Kapulo mine La mine de Kapulo
- Location: Pweto, Haut-Katanga, DR Congo; 8°18′47″S 29°14′02″E﻿ / ﻿8.313°S 29.234°E;
- Products: Copper Silver

= Kapulo mine =

The Kapulo mine (French: La mine de Kapulo) is a cassiterite mine and a planned copper mine in the Democratic Republic of the Congo. It is located near a village of the same name.

In 2007 one of the two remaining full FARDC brigades in Katanga was stationed in Pweto Territory. This brigade, the 62nd, was illegally exploiting the Cassiterite mine in Kapulo. The ore is exported through the Musosa, Moba Territory border crossing into Zambia, bypassing customs posts.

The Australian mining company Mawson West acquired the rights to a copper mine in the area from Anvil Mining in May 2010.
The ore deposit is on the eastern edge the Katanga sedimentary basin, and is north of the main copper belt in the Kundelungu Plateau zone. There are two ore zones, Shaba and Safari, separated by the 60 km long Kapulo fault.
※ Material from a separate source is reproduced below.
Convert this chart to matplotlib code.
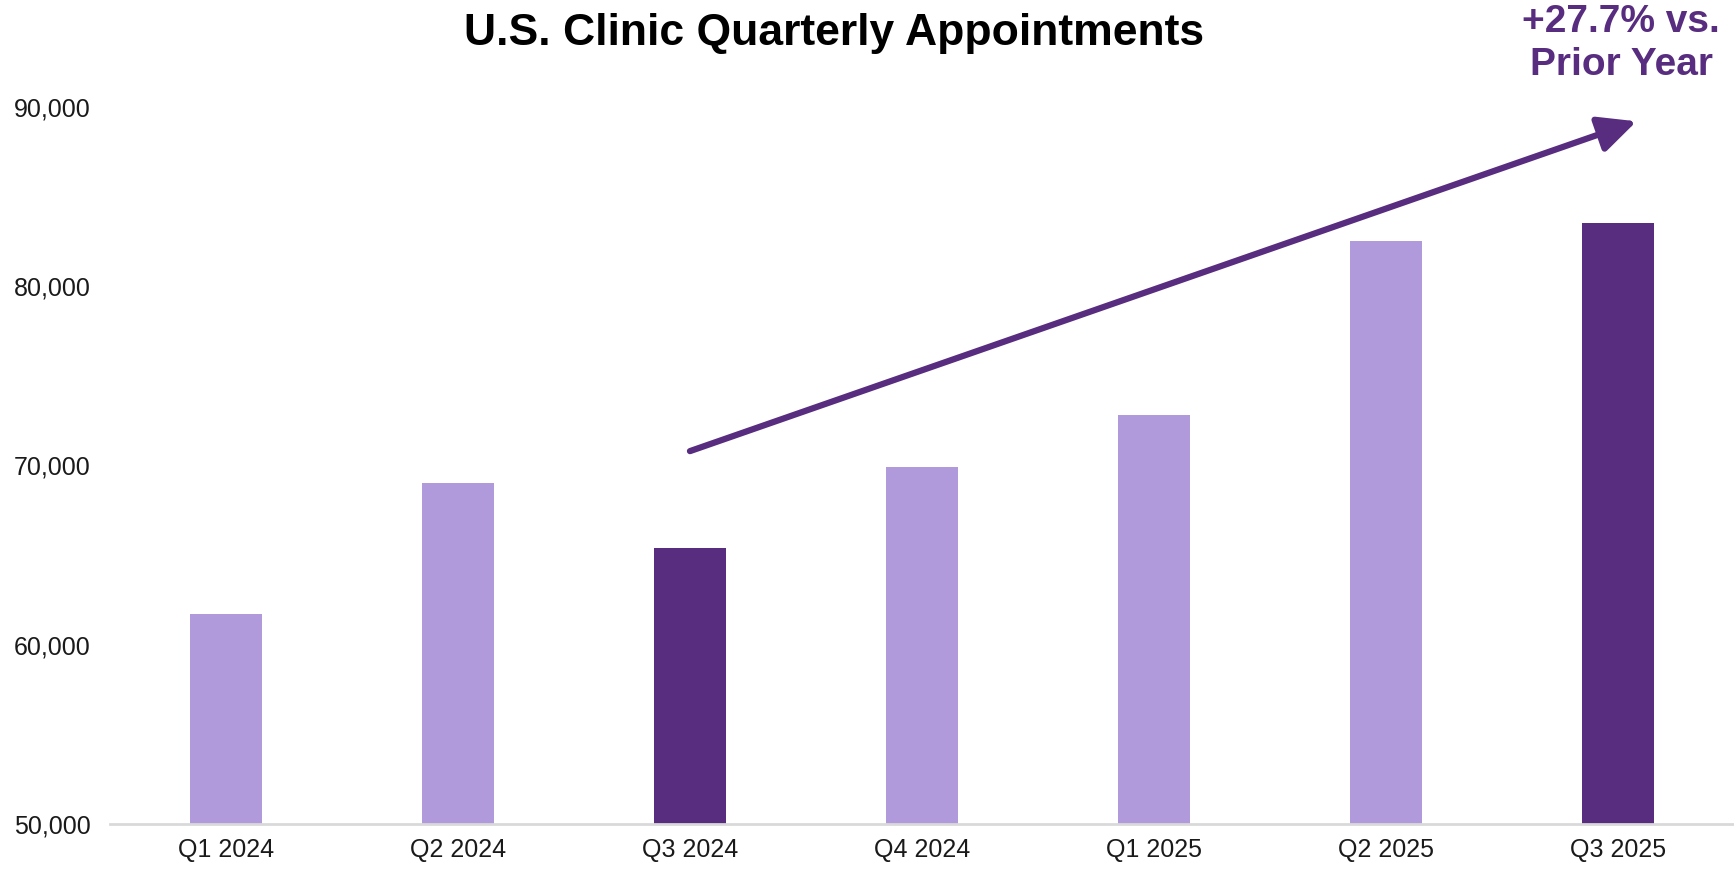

In July 2011, Mawson West announced that a feasibility study for an open cut copper mine at Kapulo had given positive results.
The find was valued at $141 million.
Basic reserves are estimated at 200,000 tonnes of copper metal and 1.8 million ounces silver.

Assuming construction started immediately, a processing plant could start operations in November 2012. There could be further potential underground and elsewhere along the Kapulo fault.
Infrastructure would include plant and buildings at the mine, a water dam and tailings storage facility.
The company would upgrade the road from Pweto to improve access to the Pweto airstrip, which is 45 minutes by road away from the mine. Mining was begun at Kapulo in 2015, but suspended in 2016, due to low copper prices.

Facing financial difficulties, Mawson West, along with the Kapulo mine, was acquired by a subsidiary of Trafigura in 2016.